NEW YORK – In commercial property, the once hot investment, life sciences property, may now become office space, rather than pharmaceutical or biotech property.

With a glut of lab space on the market, developers are looking to fill these empty spaces with offices, and sometimes at a discount. Many of these spaces have climate-controlled laboratories and specialized systems to control vibrations that can interfere with experiments, as well as state-of-the-art ventilation, fire safety and power systems.

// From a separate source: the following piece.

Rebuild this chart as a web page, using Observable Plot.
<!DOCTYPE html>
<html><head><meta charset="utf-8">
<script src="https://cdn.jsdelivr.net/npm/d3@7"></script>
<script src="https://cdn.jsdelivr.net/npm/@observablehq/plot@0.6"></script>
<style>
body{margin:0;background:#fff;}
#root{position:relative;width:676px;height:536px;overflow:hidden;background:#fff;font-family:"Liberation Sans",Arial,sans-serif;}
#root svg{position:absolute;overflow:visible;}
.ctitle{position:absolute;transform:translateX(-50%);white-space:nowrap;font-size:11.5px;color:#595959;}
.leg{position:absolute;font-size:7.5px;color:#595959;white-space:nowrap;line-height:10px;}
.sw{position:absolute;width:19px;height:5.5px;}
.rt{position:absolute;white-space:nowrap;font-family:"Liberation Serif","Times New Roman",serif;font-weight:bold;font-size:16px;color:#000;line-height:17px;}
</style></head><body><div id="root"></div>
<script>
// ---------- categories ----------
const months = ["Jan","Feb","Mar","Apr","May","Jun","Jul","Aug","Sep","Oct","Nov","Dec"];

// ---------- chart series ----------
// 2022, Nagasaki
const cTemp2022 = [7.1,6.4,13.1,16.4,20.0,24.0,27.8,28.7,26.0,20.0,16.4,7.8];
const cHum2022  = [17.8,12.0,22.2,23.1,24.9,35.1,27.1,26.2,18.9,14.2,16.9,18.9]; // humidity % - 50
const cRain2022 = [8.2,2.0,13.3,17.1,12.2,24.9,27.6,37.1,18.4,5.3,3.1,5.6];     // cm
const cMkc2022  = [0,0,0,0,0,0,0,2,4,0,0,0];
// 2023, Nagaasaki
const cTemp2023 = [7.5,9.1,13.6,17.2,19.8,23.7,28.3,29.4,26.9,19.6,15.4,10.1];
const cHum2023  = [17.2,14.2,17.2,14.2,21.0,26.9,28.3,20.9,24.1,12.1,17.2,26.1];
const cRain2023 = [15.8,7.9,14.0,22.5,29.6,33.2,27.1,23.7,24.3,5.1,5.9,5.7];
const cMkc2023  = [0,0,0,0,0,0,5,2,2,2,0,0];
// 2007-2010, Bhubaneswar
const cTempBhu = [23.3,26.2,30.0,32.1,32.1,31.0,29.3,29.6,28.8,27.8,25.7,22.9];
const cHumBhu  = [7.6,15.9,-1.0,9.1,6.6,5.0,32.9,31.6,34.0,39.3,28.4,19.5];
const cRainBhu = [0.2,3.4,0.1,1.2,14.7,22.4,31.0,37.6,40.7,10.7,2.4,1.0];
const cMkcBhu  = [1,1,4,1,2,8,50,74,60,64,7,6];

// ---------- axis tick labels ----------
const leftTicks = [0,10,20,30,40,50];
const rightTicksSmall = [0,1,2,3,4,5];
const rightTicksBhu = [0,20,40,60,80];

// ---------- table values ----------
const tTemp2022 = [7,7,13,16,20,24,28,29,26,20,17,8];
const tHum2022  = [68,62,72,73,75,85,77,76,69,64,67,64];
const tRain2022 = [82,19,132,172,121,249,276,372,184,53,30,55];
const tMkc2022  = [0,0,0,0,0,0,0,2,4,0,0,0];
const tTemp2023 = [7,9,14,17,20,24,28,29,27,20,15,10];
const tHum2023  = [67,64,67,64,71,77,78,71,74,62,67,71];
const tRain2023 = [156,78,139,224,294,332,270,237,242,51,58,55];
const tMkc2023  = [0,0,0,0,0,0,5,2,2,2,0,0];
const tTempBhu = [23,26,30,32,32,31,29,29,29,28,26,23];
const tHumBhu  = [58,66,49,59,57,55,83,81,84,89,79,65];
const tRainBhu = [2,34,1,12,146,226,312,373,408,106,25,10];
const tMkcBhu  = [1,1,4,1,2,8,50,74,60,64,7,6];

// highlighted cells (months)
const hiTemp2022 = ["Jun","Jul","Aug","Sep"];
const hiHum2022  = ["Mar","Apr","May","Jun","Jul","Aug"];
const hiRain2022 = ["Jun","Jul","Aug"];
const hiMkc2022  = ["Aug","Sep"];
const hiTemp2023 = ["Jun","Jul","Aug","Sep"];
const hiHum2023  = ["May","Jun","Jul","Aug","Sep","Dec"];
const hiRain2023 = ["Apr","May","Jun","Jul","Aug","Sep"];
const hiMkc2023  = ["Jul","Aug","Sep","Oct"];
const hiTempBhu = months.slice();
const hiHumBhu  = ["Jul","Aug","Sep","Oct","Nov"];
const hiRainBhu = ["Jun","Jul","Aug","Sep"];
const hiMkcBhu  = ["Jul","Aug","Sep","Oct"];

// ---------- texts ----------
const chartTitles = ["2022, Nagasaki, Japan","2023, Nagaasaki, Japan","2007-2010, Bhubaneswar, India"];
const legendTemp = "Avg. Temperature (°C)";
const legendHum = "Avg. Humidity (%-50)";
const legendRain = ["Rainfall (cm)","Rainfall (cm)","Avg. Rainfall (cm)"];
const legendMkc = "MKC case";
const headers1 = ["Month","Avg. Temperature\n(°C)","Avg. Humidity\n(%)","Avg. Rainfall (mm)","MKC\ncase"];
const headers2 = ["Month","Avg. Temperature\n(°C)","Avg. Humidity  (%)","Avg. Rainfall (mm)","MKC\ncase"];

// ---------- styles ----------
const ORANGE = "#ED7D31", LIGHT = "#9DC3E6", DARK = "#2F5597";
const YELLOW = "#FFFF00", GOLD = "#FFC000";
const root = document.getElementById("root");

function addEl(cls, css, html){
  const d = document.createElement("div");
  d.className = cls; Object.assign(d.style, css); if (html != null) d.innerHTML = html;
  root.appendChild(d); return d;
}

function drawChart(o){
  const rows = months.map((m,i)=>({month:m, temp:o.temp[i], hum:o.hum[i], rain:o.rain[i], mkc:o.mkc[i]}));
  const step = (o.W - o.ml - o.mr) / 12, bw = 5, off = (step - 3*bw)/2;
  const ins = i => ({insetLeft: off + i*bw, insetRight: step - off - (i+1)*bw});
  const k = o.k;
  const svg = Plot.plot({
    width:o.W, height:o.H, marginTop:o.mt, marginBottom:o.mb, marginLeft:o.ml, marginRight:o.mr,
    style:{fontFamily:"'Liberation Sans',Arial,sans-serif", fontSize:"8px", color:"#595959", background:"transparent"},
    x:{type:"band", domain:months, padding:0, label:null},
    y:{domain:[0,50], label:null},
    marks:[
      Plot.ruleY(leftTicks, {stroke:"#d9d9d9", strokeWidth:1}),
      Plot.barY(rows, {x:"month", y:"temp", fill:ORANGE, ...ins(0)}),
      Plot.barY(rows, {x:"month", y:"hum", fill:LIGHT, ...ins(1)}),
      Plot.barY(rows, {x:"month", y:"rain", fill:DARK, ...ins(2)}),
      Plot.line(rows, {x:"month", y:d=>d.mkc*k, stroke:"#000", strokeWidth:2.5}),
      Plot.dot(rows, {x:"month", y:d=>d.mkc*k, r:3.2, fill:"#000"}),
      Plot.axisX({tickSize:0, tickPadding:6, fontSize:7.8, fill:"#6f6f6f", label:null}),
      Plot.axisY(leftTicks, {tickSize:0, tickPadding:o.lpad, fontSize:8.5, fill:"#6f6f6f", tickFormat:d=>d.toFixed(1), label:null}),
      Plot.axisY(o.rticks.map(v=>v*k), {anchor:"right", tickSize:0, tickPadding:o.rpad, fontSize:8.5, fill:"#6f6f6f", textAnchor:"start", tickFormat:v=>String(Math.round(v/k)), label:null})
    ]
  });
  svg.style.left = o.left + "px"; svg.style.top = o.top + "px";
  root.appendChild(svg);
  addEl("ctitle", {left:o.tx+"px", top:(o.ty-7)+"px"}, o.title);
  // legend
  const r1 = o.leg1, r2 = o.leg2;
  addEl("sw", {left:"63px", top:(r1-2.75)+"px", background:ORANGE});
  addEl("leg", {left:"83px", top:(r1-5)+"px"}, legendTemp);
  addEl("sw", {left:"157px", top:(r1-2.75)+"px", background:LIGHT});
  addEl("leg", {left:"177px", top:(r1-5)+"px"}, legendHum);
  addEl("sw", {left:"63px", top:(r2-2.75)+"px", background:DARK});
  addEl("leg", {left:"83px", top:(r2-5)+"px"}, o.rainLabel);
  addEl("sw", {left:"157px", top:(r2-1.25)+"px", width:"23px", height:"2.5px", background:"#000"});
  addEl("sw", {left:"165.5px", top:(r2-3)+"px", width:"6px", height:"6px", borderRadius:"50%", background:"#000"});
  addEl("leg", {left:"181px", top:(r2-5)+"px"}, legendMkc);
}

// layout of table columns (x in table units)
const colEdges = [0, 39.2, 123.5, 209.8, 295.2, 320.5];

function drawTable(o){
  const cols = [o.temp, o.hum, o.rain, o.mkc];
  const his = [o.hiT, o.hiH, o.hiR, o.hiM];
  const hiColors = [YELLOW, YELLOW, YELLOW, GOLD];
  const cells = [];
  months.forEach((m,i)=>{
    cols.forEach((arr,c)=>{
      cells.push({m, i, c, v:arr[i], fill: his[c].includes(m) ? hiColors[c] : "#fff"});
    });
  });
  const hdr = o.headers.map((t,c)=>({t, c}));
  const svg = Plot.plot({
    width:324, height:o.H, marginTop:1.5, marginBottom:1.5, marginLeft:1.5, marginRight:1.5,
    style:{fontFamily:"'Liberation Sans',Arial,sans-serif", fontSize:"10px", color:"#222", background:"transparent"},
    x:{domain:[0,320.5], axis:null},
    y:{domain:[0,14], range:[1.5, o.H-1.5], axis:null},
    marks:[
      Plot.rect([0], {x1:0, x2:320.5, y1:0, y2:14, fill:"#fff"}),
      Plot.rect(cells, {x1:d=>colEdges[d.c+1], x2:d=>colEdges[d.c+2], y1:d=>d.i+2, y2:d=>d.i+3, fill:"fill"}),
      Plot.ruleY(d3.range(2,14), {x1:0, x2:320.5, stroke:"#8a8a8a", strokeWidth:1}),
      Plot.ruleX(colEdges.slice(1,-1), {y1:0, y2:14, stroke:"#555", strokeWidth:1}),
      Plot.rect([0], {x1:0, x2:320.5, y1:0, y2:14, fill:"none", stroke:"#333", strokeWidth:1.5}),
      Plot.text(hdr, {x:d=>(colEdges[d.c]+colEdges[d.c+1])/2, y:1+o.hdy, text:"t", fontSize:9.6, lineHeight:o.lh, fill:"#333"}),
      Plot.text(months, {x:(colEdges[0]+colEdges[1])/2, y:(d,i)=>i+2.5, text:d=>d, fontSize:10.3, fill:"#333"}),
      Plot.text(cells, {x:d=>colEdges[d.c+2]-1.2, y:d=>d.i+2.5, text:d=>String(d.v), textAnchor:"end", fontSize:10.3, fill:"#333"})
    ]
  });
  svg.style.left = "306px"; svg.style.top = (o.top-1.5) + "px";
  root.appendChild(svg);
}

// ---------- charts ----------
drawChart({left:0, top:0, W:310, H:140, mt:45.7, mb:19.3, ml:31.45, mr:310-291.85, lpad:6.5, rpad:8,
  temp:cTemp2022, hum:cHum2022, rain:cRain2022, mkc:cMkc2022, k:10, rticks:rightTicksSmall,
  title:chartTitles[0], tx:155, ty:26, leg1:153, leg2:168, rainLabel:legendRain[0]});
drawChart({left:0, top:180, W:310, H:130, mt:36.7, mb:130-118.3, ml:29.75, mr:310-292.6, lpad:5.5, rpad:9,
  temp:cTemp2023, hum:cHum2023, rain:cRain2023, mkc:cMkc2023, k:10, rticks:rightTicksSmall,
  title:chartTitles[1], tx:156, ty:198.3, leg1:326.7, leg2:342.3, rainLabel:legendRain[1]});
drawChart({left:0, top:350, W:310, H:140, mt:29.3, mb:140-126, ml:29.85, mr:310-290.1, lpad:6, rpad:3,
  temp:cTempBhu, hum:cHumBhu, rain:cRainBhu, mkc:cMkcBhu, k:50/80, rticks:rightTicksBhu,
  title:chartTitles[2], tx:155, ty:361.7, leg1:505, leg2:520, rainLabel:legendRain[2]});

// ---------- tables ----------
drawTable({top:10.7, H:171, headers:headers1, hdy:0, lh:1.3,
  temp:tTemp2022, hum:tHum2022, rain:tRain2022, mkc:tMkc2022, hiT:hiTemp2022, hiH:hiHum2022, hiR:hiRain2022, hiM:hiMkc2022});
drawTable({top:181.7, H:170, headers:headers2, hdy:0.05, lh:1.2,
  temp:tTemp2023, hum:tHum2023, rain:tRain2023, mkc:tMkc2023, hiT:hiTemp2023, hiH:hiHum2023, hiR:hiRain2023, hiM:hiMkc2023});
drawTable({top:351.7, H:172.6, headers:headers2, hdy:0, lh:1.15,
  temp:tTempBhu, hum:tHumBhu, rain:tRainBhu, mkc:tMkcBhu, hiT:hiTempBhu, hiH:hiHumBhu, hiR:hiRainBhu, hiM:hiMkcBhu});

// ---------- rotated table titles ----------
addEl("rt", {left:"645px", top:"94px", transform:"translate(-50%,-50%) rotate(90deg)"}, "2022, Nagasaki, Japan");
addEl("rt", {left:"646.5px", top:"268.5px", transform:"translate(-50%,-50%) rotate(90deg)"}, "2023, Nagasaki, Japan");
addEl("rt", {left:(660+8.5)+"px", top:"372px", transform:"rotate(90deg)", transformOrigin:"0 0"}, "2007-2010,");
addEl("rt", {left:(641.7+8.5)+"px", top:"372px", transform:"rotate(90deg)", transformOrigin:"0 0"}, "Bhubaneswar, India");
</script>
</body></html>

As more office spaces downsized during the pandemic, developers created lab spaces. Real-estate services firm JLL found that in 2020’s first quarter, more than 59 million square feet of new space was added, with an additional 19.1 million square feet in the pipeline across the United States. By comparison, an average of 3.7 million was added annually in the five years leading up to the pandemic.

However, since the pandemic’s peak, the demand for life-sciences space has dropped significantly, as many pharmaceutical and biotech firms are no longer rapidly expanding because of weak venture-capital financing, an uncertain economy and high interest rates.

Travis McCready, head of life sciences, Americas markets for JLL, said, “This is the age-old story of real estate developers over-responding.”

Projects that have hit the market in the last three years have had little to no leasing, and Dylan Burzinski, analyst at real-estate analytics firm Green Street, said that due to high interest rates and supply and demand pressures, high-quality life sciences property values have declined 15% to 20% since their peak in 2022.

JLL said that the decline in value and distress in the market will have little impact on the broader economy, as the sector accounts for fewer than 175 million square feet. The distress of the office market is more worrisome, with its 4.8 billion square feet of available space.